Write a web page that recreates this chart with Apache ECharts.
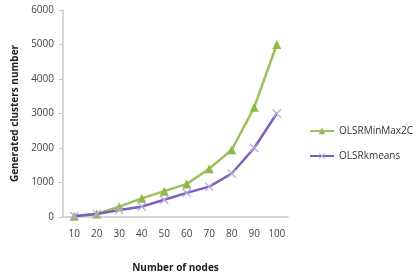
<!DOCTYPE html>
<html><head><meta charset="utf-8">
<script src="https://cdn.jsdelivr.net/npm/echarts@6/dist/echarts.min.js"></script>
<style>html,body{margin:0;padding:0;background:#fff}#c{width:416px;height:280px}</style>
</head><body><div id="c"></div>
<script>
const categories = ['10','20','30','40','50','60','70','80','90','100'];
const minMax2C = [20, 90, 300, 540, 750, 960, 1400, 1950, 3180, 5000];
const kmeans = [30, 90, 200, 300, 500, 700, 880, 1260, 2000, 3000];
const yTicks = [0, 1000, 2000, 3000, 4000, 5000, 6000];

const xPath = 'path://M1,0L5,4L9,0L10,1L6,5L10,9L9,10L5,6L1,10L0,9L4,5L0,1Z';
const font = '"Open Sans", "Liberation Sans", sans-serif';
const chart = echarts.init(document.getElementById('c'));
chart.setOption({
  animation: false,
  textStyle: {fontFamily: font},
  grid: {left: 63, right: 128, top: 10, bottom: 63},
  legend: {
    orient: 'vertical', left: 304, top: 121, itemGap: 15,
    itemWidth: 24, itemHeight: 8,
    textStyle: {fontFamily: font, fontSize: 10, color: '#333'},
    data: ['OLSRMinMax2C', 'OLSRkmeans']
  },
  xAxis: {
    type: 'category', data: categories, boundaryGap: true,
    name: 'Number of nodes', nameLocation: 'middle', nameGap: 46,
    nameTextStyle: {fontFamily: font, fontSize: 10, fontWeight: 'bold', color: '#222'},
    axisLine: {lineStyle: {color: '#c8c8c8', width: 1.5}},
    axisTick: {show: false},
    axisLabel: {fontFamily: font, fontSize: 10, color: '#444', margin: 12}
  },
  yAxis: {
    type: 'value', min: 0, max: 6000, interval: 1000,
    name: 'Generated clusters number', nameLocation: 'middle', nameGap: 42,
    nameTextStyle: {fontFamily: font, fontSize: 10, fontWeight: 'bold', color: '#222'},
    axisLine: {show: true, lineStyle: {color: '#c8c8c8', width: 1.5}},
    axisTick: {show: true, length: 4, lineStyle: {color: '#c8c8c8'}},
    splitLine: {show: false},
    axisLabel: {fontFamily: font, fontSize: 10, color: '#444', margin: 9,
      formatter: v => yTicks.includes(v) ? String(v) : ''}
  },
  series: [
    {name: 'OLSRMinMax2C', type: 'line', data: minMax2C,
     symbol: 'triangle', symbolSize: 9,
     lineStyle: {color: '#9bc25a', width: 2.5},
     itemStyle: {color: '#8fba4a'}},
    {name: 'OLSRkmeans', type: 'line', data: kmeans,
     symbol: xPath, symbolSize: 9,
     lineStyle: {color: '#7b5fbd', width: 2.5},
     itemStyle: {color: '#b9a8dc'}}
  ]
});
</script></body></html>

● ● ●

→ **WHAT YOU SHOULD DO**
Repeat only the lines between the start of the data and the line with "const yTicks = [0, 1000, 2000, 3000, 4000, 5000, 6000];", including those two lines, and skip the pictures.

→ **WRITTEN ANSWER**
Write a web page that recreates this chart with Apache ECharts.
<!DOCTYPE html>
<html><head><meta charset="utf-8">
<script src="https://cdn.jsdelivr.net/npm/echarts@6/dist/echarts.min.js"></script>
<style>html,body{margin:0;padding:0;background:#fff}#c{width:416px;height:280px}</style>
</head><body><div id="c"></div>
<script>
const categories = ['10','20','30','40','50','60','70','80','90','100'];
const minMax2C = [20, 90, 300, 540, 750, 960, 1400, 1950, 3180, 5000];
const kmeans = [30, 90, 200, 300, 500, 700, 880, 1260, 2000, 3000];
const yTicks = [0, 1000, 2000, 3000, 4000, 5000, 6000];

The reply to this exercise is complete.